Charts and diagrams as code

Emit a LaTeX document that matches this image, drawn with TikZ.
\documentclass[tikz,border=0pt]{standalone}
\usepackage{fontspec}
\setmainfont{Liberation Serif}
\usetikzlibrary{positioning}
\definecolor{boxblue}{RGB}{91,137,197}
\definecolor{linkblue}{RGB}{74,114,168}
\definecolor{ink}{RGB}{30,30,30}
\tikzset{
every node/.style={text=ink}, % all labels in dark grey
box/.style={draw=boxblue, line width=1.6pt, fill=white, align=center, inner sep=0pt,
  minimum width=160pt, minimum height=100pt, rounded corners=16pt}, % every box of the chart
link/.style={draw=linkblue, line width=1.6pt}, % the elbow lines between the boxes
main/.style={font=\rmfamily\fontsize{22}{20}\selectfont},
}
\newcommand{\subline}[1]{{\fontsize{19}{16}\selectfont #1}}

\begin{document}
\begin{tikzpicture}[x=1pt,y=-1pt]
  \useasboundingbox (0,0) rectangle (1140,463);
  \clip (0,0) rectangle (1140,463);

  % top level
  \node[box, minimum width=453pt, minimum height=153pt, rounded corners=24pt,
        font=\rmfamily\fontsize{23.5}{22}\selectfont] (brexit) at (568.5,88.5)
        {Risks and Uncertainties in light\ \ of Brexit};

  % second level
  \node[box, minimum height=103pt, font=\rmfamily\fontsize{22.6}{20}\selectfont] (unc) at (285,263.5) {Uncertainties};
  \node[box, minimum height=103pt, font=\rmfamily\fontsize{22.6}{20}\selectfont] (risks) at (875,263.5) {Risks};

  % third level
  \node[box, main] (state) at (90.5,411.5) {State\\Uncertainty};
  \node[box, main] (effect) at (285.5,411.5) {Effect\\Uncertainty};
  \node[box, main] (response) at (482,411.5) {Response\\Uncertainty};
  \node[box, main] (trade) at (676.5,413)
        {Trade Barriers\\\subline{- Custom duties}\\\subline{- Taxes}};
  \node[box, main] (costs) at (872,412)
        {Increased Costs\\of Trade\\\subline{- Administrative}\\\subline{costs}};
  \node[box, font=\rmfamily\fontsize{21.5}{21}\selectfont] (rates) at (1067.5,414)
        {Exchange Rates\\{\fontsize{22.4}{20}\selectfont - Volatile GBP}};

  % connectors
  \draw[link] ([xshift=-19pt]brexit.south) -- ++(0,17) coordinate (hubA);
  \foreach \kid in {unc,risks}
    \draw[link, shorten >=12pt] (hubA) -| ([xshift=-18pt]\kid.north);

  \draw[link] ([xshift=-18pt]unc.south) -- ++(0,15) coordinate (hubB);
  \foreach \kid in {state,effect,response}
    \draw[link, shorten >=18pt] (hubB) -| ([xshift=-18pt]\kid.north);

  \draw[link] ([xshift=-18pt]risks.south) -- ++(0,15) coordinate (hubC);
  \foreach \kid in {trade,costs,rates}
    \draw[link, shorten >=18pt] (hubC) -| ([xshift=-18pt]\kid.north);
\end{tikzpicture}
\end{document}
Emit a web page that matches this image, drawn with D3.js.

### The problem
Pick out every line above that contains the word "drawn" and copy it.

### Written response
Emit a LaTeX document that matches this image, drawn with TikZ.
Emit a web page that matches this image, drawn with D3.js.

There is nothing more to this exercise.